Кое-кто, должно быть, забыл, что излагает всё это почти незнакомой девушке, а не какому-нибудь приятелю. Но надо отдать Константину должное. История, рассказанная с тактом, ничем не опошленная, не могла не тронуть душу. Наверное, я действительно его понимала. Не знаю, нужен ли вообще ему был мой ответ, — настолько погружённым в воспоминания он казался.
— Я решил забрать девушку в Кленовую рощу, чтобы, как я убеждал себя, выгадать время. Я хотел присмотреться к ней в неформальной обстановке, ну а позже найти возможность посоветоваться с отцом. Так я утешал себя и даже приободрился. Идиотский план тогда казался мне гениальным… Честно, никогда не стремился к женитьбе, но от Рене исходил такой свет, что мой дом преобразился, да и сам я, казалось, сделался чище, лучше. Мог ли я оттолкнуть, когда три недели спустя она прокралась в мою спальню? Если бы счастье не ослепило меня, то я бы как минимум удивился — девушка, благородная, невинная… сама, ко мне, к человеку, которого едва знала. Был бы умнее — развернул бы её у порога и спровадил к родственникам во Фригон. Но тогдашний я, положа руку на сердце, сам отправился бы к ней в ту ночь, если бы она не опередила.
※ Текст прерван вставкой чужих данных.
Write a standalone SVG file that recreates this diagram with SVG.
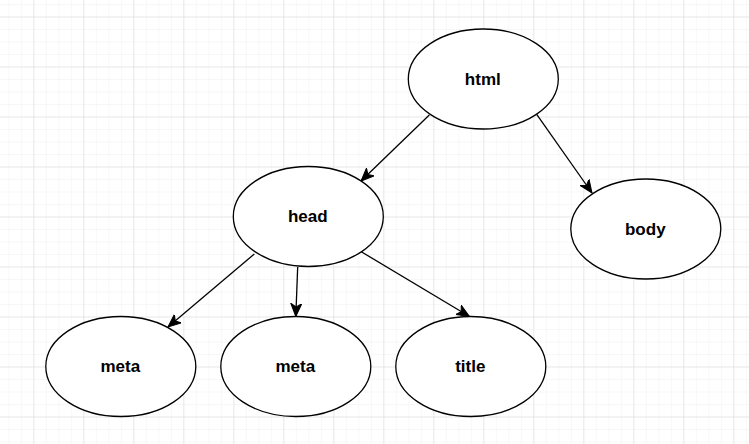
<svg xmlns="http://www.w3.org/2000/svg" width="749" height="444" viewBox="0 0 749 444">
  <defs>
    <pattern id="minor" x="8.33" y="4" width="12.5" height="12.5" patternUnits="userSpaceOnUse">
      <path d="M0,0 H12.5 M0,0 V12.5" fill="none" stroke="#f0f0f0" stroke-width="1"/>
    </pattern>
    <pattern id="major" x="33.33" y="16.5" width="50" height="50" patternUnits="userSpaceOnUse">
      <path d="M0,0 H50 M0,0 V50" fill="none" stroke="#d9d9d9" stroke-width="1"/>
    </pattern>
    <marker id="arrow" markerUnits="userSpaceOnUse" markerWidth="14" markerHeight="12" viewBox="0 0 14 12" refX="13" refY="6" orient="auto">
      <path d="M0,0.5 L13,6 L0,11.5 L3.5,6 Z" fill="#000" stroke="#000" stroke-width="1"/>
    </marker>
  </defs>
  <style>
    .node ellipse { fill: #ffffff; stroke: #000000; stroke-width: 1.3; }
    .node text { font-family: "Liberation Sans", Arial, sans-serif; font-size: 17px; font-weight: bold; fill: #000000; text-anchor: middle; }
    .edge { fill: none; stroke: #000000; stroke-width: 1.3; marker-end: url(#arrow); }
  </style>
  <rect width="749" height="444" fill="#ffffff"/>
  <rect width="749" height="444" fill="url(#minor)"/>
  <rect width="749" height="444" fill="url(#major)"/>

  <g id="connectors">
    <line class="edge" x1="429.3" y1="115" x2="361" y2="181"/>
    <line class="edge" x1="536.7" y1="114.3" x2="592" y2="193"/>
    <line class="edge" x1="254.3" y1="254" x2="168" y2="327"/>
    <line class="edge" x1="297.7" y1="267" x2="295.8" y2="316.5"/>
    <line class="edge" x1="361.7" y1="252" x2="469.5" y2="316.5"/>
  </g>

  <g id="node-html" class="node">
    <ellipse cx="483.3" cy="79" rx="75" ry="50"/>
    <text x="482.8" y="84.5">html</text>
  </g>
  <g id="node-body" class="node">
    <ellipse cx="645.8" cy="229" rx="75" ry="50"/>
    <text x="645.3" y="234.5">body</text>
  </g>
  <g id="node-head" class="node">
    <ellipse cx="308.3" cy="216.5" rx="75" ry="50"/>
    <text x="307.8" y="221.5">head</text>
  </g>
  <g id="node-meta1" class="node">
    <ellipse cx="120.8" cy="366.5" rx="75" ry="50"/>
    <text x="120.3" y="371.5">meta</text>
  </g>
  <g id="node-meta2" class="node">
    <ellipse cx="295.8" cy="366.5" rx="75" ry="50"/>
    <text x="295.3" y="371.5">meta</text>
  </g>
  <g id="node-title" class="node">
    <ellipse cx="470.8" cy="366.5" rx="75" ry="50"/>
    <text x="470.3" y="371.5">title</text>
  </g>
</svg>
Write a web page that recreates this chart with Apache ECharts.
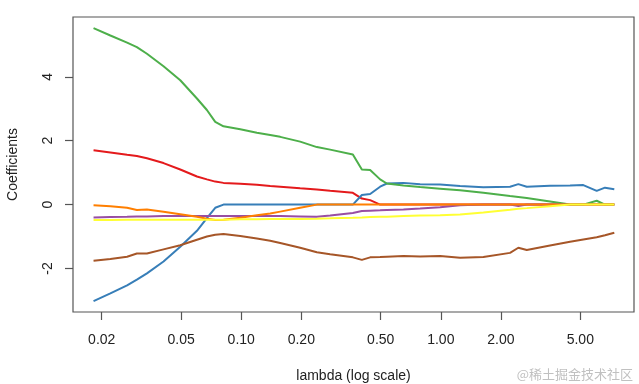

На лицо Кольдта набежала тень, у губ пролегла резкая складка. Я поняла, что повествование подходит к своей не слишком счастливой развязке, но боялась даже дышать, чтобы не разрушить доверительную атмосферу. Наконец, он справился с эмоциями и продолжил:
— Ещё через четыре недели Рене упала в обморок в холле. Я вызвал семейного врача. Старый приятель, которому я верил безмерно, выгнал меня из её спальни, и я метался по лестнице то вверх, то вниз, гадая, что можно делать добрых полтора… нет, два часа. Когда уже готов был снести ненавистную дверь, в коридоре показался доктор. Не доводилось мне видеть его таким серьёзным. Я приготовился к кошмару: может быть, Рене больна или хуже того — умирает?.. Всё оказалось менее трагично в общечеловеческом плане и гораздо более мрачно для меня лично. Ей дали общеукрепляющий отвар. Средство к тому же обладало очищающим эффектом и, должен сказать, подействовало великолепно. В комнате, куда меня наконец допустили, было самое прекрасное и одновременно самое ужасное, что я когда-либо видел. Водопад платиновых волос в сочетании с белой кожей делал глаза невыносимо, пронзительно-синими, будто в ясный день кто-то бросил на снег васильки. Не в силах терпеть эту картину, я отвернулся.